Crow with a Pebble

Six or seven American Crows often come together to a birdbath in our front yard. They don’t stay long and don’t make a mess – they’re much neater than many of the other birds that visit. Several of them usually crowd together, perching around the rim to drink, then they take turns bathing in an orderly way, one at a time.

A few days ago, one of the crows picked up a smooth brownish pebble from underneath the birdbath, and carried it up and dropped it into the water. The pebble was oval-shaped, about the size of a pecan. The crow turned it over in the birdbath a few times and another crow tried to pick it up, but the first crow took it out of the water in its bill, dropped down to the ground and hopped a few feet away. It seemed to be possessive about the small stone, hopping further away from another crow that showed some interest in it.

We wondered why a crow would be interested in a small stone.

Crows are known to use objects as tools in several ways. In Aesop’s fable “The Crow and the Pitcher,” a crow uses stones to raise the level of water in a pitcher so that it can reach the water to drink it, and I found some references to more modern observations of crows doing something similar. But in this case, there was no need to raise the water level, and the crow’s interest was clearly in the stone itself.

I also found a few references that indicated crows and other corvids like and often collect shiny objects like foil or jewelry.

But the most likely – and at the same time, the most intriguing – explanation might be that these were young crows playing with something they found, though why this particular pebble was chosen from the many underneath the birdbath I don’t know.
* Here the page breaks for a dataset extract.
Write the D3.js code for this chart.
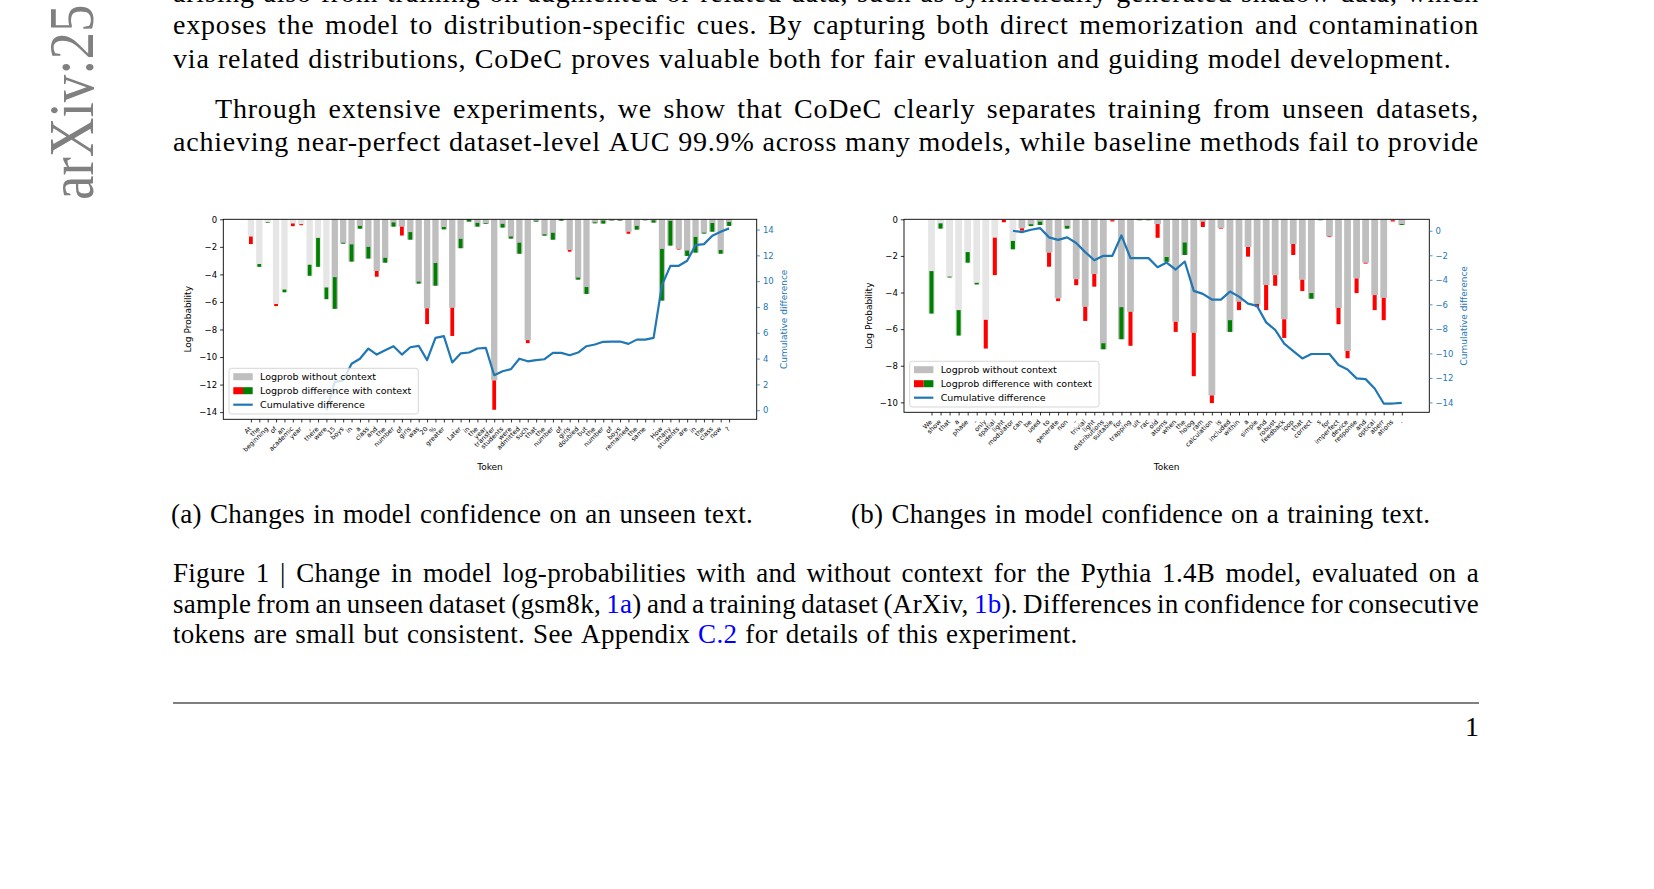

The species account in Birds of North America says, “Juveniles and sometimes yearlings play with objects on the ground – e.g., bones, twigs, leaves – carrying them around, occasionally having tugs of war.”*

A.C. Bent refers to an account of young crows raised as pets that notes, “During the day the crows devoted much of their time to collecting and hiding objects of various kinds. As they grew older, berries and other food were hidden with the definite object of using it later when hungry.”**

*N.A. Verbeek and C. Caffrey. 2002. American Crow (Corvus brachyrhynchos), The Birds of North America Online (A. Poole, Ed.) Ithaca: Cornell Lab of Ornithology.

**Alfred Otto Gross, “American Crow,” in Arthur Cleveland Bent, Life Histories of North American Birds, 1947, Smithsonian Institution, United States National Museum Bulletin 191 (Part 2):226-257. From the online collection, birdsbybent.com, selected and edited by Patricia Query Newforth.